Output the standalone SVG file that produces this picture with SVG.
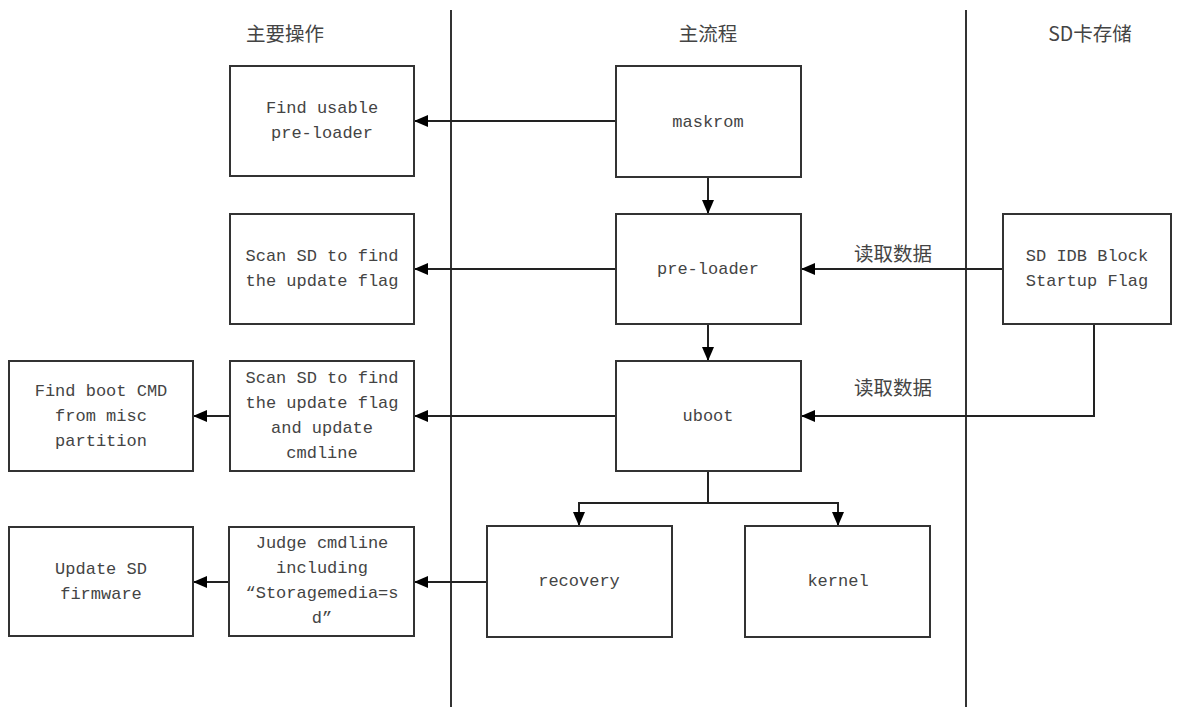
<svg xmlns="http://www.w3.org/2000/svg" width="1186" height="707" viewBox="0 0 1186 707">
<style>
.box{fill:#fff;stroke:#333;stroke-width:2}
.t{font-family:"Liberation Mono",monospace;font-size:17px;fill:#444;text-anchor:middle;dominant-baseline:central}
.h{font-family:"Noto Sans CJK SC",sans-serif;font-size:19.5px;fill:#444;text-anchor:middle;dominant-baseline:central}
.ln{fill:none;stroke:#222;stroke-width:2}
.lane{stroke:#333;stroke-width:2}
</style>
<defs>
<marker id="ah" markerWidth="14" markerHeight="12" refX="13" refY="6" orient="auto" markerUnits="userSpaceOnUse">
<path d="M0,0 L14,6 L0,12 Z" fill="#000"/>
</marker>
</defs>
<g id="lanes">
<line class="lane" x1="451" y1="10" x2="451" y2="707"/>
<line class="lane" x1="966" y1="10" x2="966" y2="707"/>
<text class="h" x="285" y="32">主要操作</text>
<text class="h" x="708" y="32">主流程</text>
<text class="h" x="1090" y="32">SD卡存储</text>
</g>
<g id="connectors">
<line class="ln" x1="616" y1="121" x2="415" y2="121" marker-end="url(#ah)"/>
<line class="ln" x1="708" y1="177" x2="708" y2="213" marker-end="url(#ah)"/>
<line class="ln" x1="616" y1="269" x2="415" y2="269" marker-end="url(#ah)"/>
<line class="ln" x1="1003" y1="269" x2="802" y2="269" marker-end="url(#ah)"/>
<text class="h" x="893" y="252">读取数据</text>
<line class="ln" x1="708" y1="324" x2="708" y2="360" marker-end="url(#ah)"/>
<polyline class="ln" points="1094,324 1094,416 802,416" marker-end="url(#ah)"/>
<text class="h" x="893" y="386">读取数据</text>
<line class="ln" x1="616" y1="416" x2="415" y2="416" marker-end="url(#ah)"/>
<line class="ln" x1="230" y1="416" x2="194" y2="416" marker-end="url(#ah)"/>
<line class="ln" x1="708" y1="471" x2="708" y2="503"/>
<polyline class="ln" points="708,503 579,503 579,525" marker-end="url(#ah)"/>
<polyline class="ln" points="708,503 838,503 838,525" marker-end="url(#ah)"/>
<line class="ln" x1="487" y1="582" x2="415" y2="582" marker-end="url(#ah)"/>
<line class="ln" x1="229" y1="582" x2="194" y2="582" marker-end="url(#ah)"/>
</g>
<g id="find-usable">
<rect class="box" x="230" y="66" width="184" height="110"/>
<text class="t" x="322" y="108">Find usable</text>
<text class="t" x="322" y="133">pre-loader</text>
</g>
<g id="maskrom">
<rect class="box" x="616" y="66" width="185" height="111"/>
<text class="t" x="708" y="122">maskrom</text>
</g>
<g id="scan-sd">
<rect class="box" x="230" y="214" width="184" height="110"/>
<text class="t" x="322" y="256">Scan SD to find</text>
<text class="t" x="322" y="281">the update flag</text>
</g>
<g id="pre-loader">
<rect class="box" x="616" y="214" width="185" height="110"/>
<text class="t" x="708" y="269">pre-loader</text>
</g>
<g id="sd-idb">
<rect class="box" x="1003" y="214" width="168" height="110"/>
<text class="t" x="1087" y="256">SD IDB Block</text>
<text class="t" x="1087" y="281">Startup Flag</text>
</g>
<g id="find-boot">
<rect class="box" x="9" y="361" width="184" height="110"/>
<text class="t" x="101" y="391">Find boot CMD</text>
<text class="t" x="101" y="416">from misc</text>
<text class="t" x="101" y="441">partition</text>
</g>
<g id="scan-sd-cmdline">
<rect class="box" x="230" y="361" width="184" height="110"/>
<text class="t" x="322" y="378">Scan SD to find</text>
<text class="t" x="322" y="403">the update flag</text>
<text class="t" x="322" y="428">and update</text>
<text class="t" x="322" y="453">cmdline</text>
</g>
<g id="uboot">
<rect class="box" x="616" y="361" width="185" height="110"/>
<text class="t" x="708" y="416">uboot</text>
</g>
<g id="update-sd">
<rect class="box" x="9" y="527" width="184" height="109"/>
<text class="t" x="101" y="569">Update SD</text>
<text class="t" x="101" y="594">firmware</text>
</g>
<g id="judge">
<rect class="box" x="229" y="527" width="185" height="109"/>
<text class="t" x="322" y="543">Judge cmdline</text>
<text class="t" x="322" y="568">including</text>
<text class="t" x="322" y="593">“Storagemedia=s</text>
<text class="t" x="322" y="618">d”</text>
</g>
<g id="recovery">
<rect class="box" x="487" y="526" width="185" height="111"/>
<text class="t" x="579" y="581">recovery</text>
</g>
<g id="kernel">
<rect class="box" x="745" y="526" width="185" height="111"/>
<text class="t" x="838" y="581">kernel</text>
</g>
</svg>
________________________________________
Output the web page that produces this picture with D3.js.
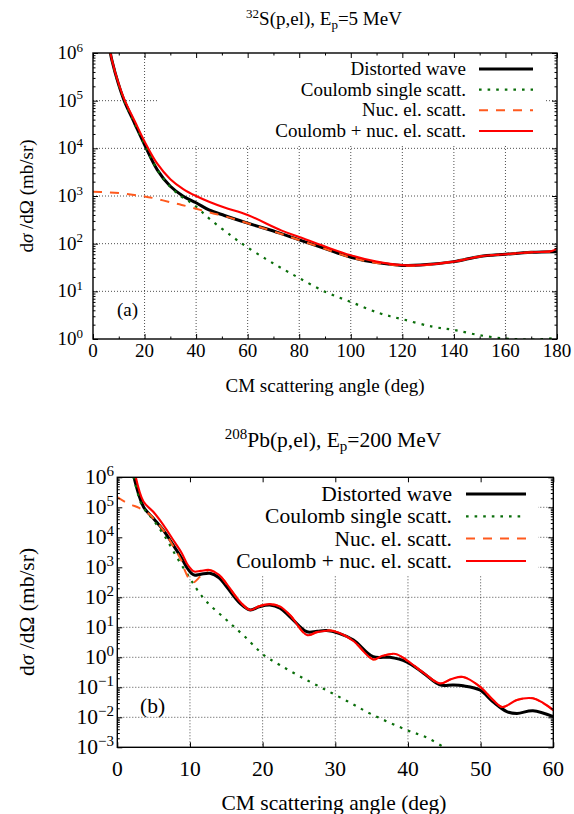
________________________________________
* Work required
All lines above with "picture" in them should be returned.

* Exercise solution
Output the standalone SVG file that produces this picture with SVG.
Output the web page that produces this picture with D3.js.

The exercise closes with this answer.